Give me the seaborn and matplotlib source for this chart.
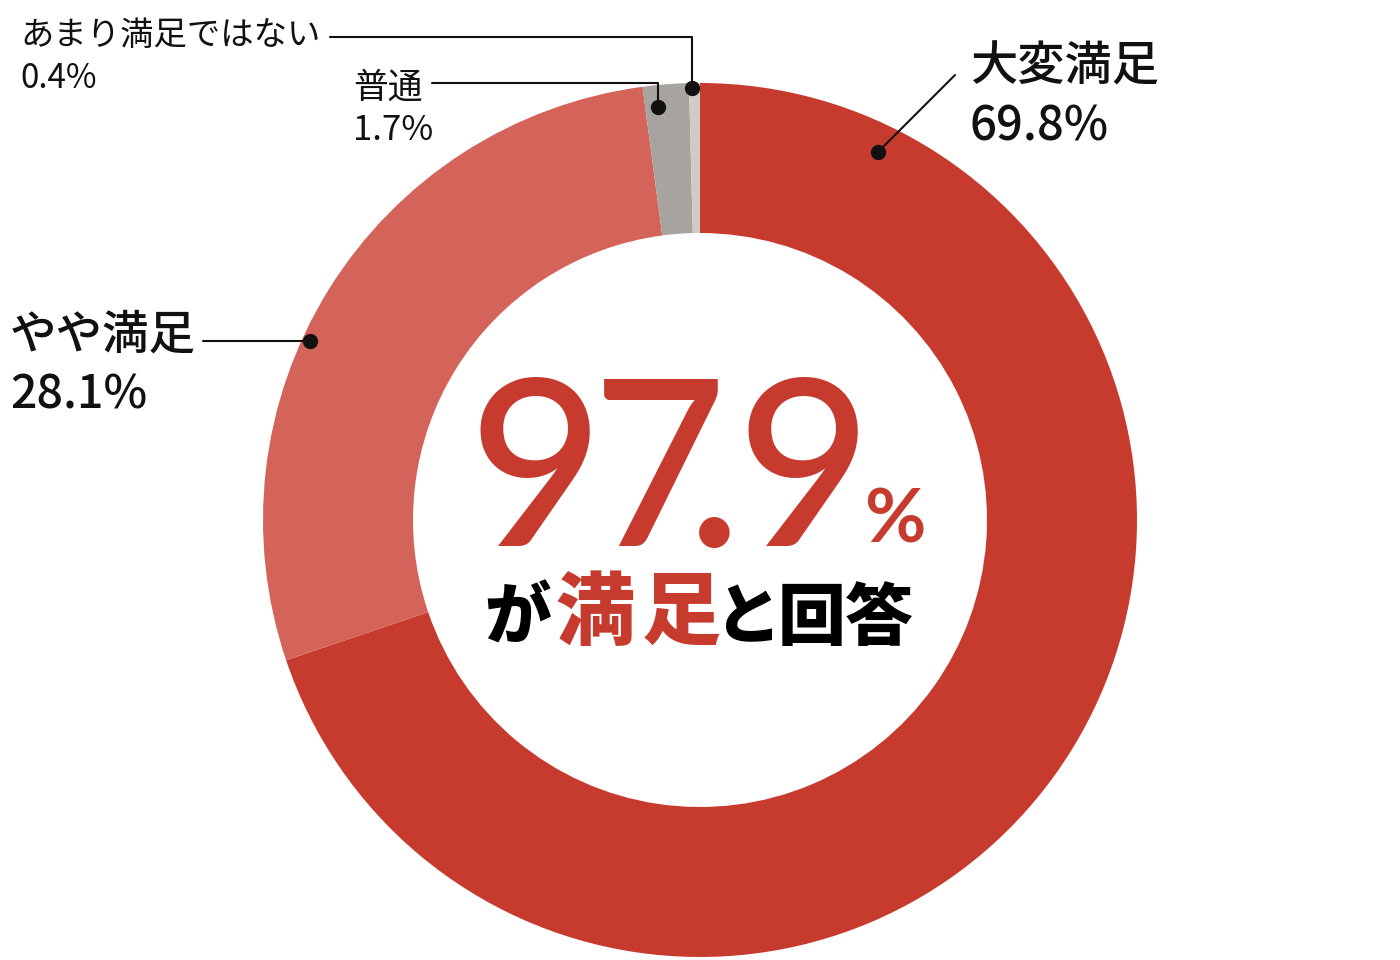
import matplotlib
matplotlib.use("Agg")
import matplotlib.pyplot as plt
import seaborn as sns

categories = ["大変満足", "やや満足", "普通", "あまり満足ではない"]
values = [69.8, 28.1, 1.7, 0.4]
labels_pct = ["69.8%", "28.1%", "1.7%", "0.4%"]
colors = ["#C73B2E", "#D4645A", "#A7A39F", "#CFCBC9"]
total_label = "97.9"
caption_chars = ["が", "満", "足", "と", "回", "答"]

sns.set_theme(style="white")
plt.rcParams['font.family'] = ['Noto Sans CJK JP', 'DejaVu Sans']

W, H = 1400, 960
fig = plt.figure(figsize=(14, 9.6), dpi=100)
ax = fig.add_axes([0, 0, 1, 1])

def Y(y):
    return H - y

cx, cy, R = 700, Y(520), 437
ax.pie(values, colors=colors, startangle=90, counterclock=False,
       center=(cx, cy), radius=R, wedgeprops=dict(width=150, linewidth=0),
       frame=True)
ax.set_xlim(0, W)
ax.set_ylim(0, H)
ax.set_aspect("equal")
ax.axis("off")

lc = "#111111"
# 大変満足
ax.text(970, Y(67), categories[0], fontsize=34, fontweight="medium", ha="left", va="center", color=lc)
ax.text(970, Y(127), labels_pct[0], fontsize=34, fontweight="medium", ha="left", va="center", color=lc)
ax.plot([955, 878], [Y(75), Y(152)], color=lc, lw=1.5)
ax.plot([878], [Y(152)], "o", color=lc, ms=10)

# やや満足
ax.text(10, Y(335), categories[1], fontsize=33.5, fontweight="medium", ha="left", va="center", color=lc)
ax.text(10, Y(395), labels_pct[1], fontsize=33.5, fontweight="medium", ha="left", va="center", color=lc)
ax.plot([203, 310], [Y(341), Y(341)], color=lc, lw=1.5)
ax.plot([310], [Y(341)], "o", color=lc, ms=10)

# 普通
ax.text(353, Y(88), categories[2], fontsize=25, ha="left", va="center", color=lc)
ax.text(353, Y(130), labels_pct[2], fontsize=25, ha="left", va="center", color=lc)
ax.plot([432, 658, 658], [Y(83), Y(83), Y(107)], color=lc, lw=1.5)
ax.plot([658], [Y(107)], "o", color=lc, ms=10)

# あまり満足ではない
ax.text(20, Y(35), categories[3], fontsize=24, ha="left", va="center", color=lc)
ax.text(20, Y(78), labels_pct[3], fontsize=24, ha="left", va="center", color=lc)
ax.plot([330, 692, 692], [Y(37), Y(37), Y(88)], color=lc, lw=1.5)
ax.plot([692], [Y(88)], "o", color=lc, ms=10)

# center big number, drawn glyph by glyph for tight spacing
red = "#C73B2E"
big_x = [536, 659, 714, 804]
for ch, x in zip(total_label, big_x):
    ax.text(x, Y(480), ch, fontsize=167, fontweight="medium", family=["Lato", "DejaVu Sans"],
            ha="center", va="center", color=red)
ax.text(895, Y(521), "%", fontsize=54, fontweight="bold", family=["Lato", "DejaVu Sans"],
        ha="center", va="center", color=red)

cap_x = [518, 595, 681, 748, 812, 879]
cap_col = ["#000000", red, red, "#000000", "#000000", "#000000"]
cap_size = [48, 57, 57, 48, 49, 49]
cap_y = [619, 614, 614, 619, 620, 620]
for ch, x, c, s, yy in zip(caption_chars, cap_x, cap_col, cap_size, cap_y):
    ax.text(x, Y(yy), ch, fontsize=s, fontweight="black", ha="center", va="center", color=c)

fig.savefig("out.png", dpi=100, facecolor="white")
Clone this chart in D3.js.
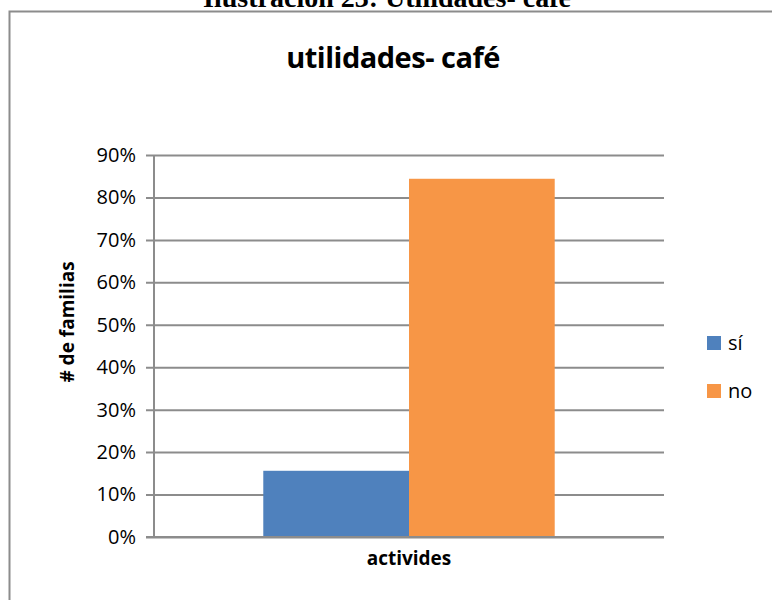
<!DOCTYPE html>
<html>
<head>
<meta charset="utf-8">
<script src="https://cdn.jsdelivr.net/npm/d3@7"></script>
<style>
  body { margin: 0; background: #fff; }
  svg { display: block; }
</style>
</head>
<body>
<div id="chart"></div>
<script>
'use strict';

// chart values
const categories = ["activides"];
const seriesNames = ["sí", "no"];
const seriesValues = [0.156, 0.844];
const seriesColors = ["#4F81BD", "#F79646"];
const yTicks = [0, 0.1, 0.2, 0.3, 0.4, 0.5, 0.6, 0.7, 0.8, 0.9];

const width = 772, height = 600;
const plot = { left: 154, right: 664, top: 155, bottom: 537 };

const svg = d3.select("#chart")
    .append("svg")
    .attr("width", width)
    .attr("height", height);

// caption, cut off at the top of the page as in the source
svg.append("text")
    .attr("x", 387)
    .attr("y", 7)
    .attr("text-anchor", "middle")
    .style("font-family", "'Liberation Serif', 'Times New Roman', serif")
    .style("font-weight", "bold")
    .style("font-size", "28px")
    .text("Ilustración 23: Utilidades- café");

// chart frame
svg.append("rect")
    .attr("x", 9.5)
    .attr("y", 11.5)
    .attr("width", 800)
    .attr("height", 640)
    .attr("fill", "none")
    .attr("stroke", "#8c8c8c")
    .attr("stroke-width", 2);

const x = d3.scaleBand()
    .domain(categories)
    .range([plot.left, plot.right]);

const xInner = d3.scaleBand()
    .domain(seriesNames)
    .range([0, x.bandwidth()])
    .paddingInner(0)
    .paddingOuter(0.75);

const y = d3.scaleLinear()
    .domain([0, 0.9])
    .range([plot.bottom, plot.top]);

// gridlines + ticks
const yAxis = svg.append("g")
    .attr("transform", "translate(" + plot.left + ",0)")
    .call(d3.axisLeft(y)
        .tickValues(yTicks)
        .tickSize(-(plot.right - plot.left))
        .tickPadding(18)
        .tickFormat(d3.format(".0%")));

yAxis.select(".domain").remove();
yAxis.selectAll(".tick line")
    .attr("x1", -8)
    .attr("stroke", "#8c8c8c")
    .attr("stroke-width", 2);
yAxis.selectAll(".tick text")
    .style("font-family", "'Open Sans', 'Noto Sans', sans-serif")
    .style("font-size", "20px")
    .attr("fill", "#000");

// vertical axis line
svg.append("line")
    .attr("x1", plot.left).attr("x2", plot.left)
    .attr("y1", plot.top).attr("y2", plot.bottom)
    .attr("stroke", "#8c8c8c")
    .attr("stroke-width", 2);

// bars
svg.append("g")
    .selectAll("rect")
    .data(seriesNames.map((s, i) => ({ name: s, value: seriesValues[i], color: seriesColors[i] })))
    .enter()
    .append("rect")
    .attr("x", d => x(categories[0]) + xInner(d.name))
    .attr("y", d => y(d.value))
    .attr("width", xInner.bandwidth())
    .attr("height", d => y(0) - y(d.value))
    .attr("fill", d => d.color);

// baseline drawn over the bars
svg.append("line")
    .attr("x1", plot.left - 8).attr("x2", plot.right)
    .attr("y1", y(0)).attr("y2", y(0))
    .attr("stroke", "#8c8c8c")
    .attr("stroke-width", 2);

// title
svg.append("text")
    .attr("x", 393)
    .attr("y", 68)
    .attr("text-anchor", "middle")
    .style("font-family", "'Open Sans', 'Noto Sans', sans-serif")
    .style("font-weight", "bold")
    .style("font-size", "29px")
    .style("letter-spacing", "-0.5px")
    .text("utilidades- café");

// x axis title
svg.append("text")
    .attr("x", x(categories[0]) + x.bandwidth() / 2)
    .attr("y", 565)
    .attr("text-anchor", "middle")
    .style("font-family", "'Open Sans', 'Noto Sans', sans-serif")
    .style("font-weight", "bold")
    .style("font-size", "19px")
    .text(categories[0]);

// y axis title
svg.append("text")
    .attr("transform", "translate(74,322) rotate(-90)")
    .attr("text-anchor", "middle")
    .style("font-family", "'Open Sans', 'Noto Sans', sans-serif")
    .style("font-weight", "bold")
    .style("font-size", "19px")
    .text("# de familias");

// legend
const legend = svg.append("g")
    .selectAll("g")
    .data(seriesNames)
    .enter()
    .append("g")
    .attr("transform", (d, i) => "translate(707," + (336 + i * 48) + ")");

legend.append("rect")
    .attr("width", 14)
    .attr("height", 14)
    .attr("fill", (d, i) => seriesColors[i]);

legend.append("text")
    .attr("x", 21)
    .attr("y", 14)
    .style("font-family", "'Open Sans', 'Noto Sans', sans-serif")
    .style("font-size", "20px")
    .text(d => d);
</script>
</body>
</html>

════════

- _Job_
Copy nothing but the lines from the first one in the listing through the line with "return H - y", and omit the pictures.

- _Reply_
Give me the seaborn and matplotlib source for this chart.
import matplotlib
matplotlib.use("Agg")
import matplotlib.pyplot as plt
import seaborn as sns

categories = ["大変満足", "やや満足", "普通", "あまり満足ではない"]
values = [69.8, 28.1, 1.7, 0.4]
labels_pct = ["69.8%", "28.1%", "1.7%", "0.4%"]
colors = ["#C73B2E", "#D4645A", "#A7A39F", "#CFCBC9"]
total_label = "97.9"
caption_chars = ["が", "満", "足", "と", "回", "答"]

sns.set_theme(style="white")
plt.rcParams['font.family'] = ['Noto Sans CJK JP', 'DejaVu Sans']

W, H = 1400, 960
fig = plt.figure(figsize=(14, 9.6), dpi=100)
ax = fig.add_axes([0, 0, 1, 1])

def Y(y):
    return H - y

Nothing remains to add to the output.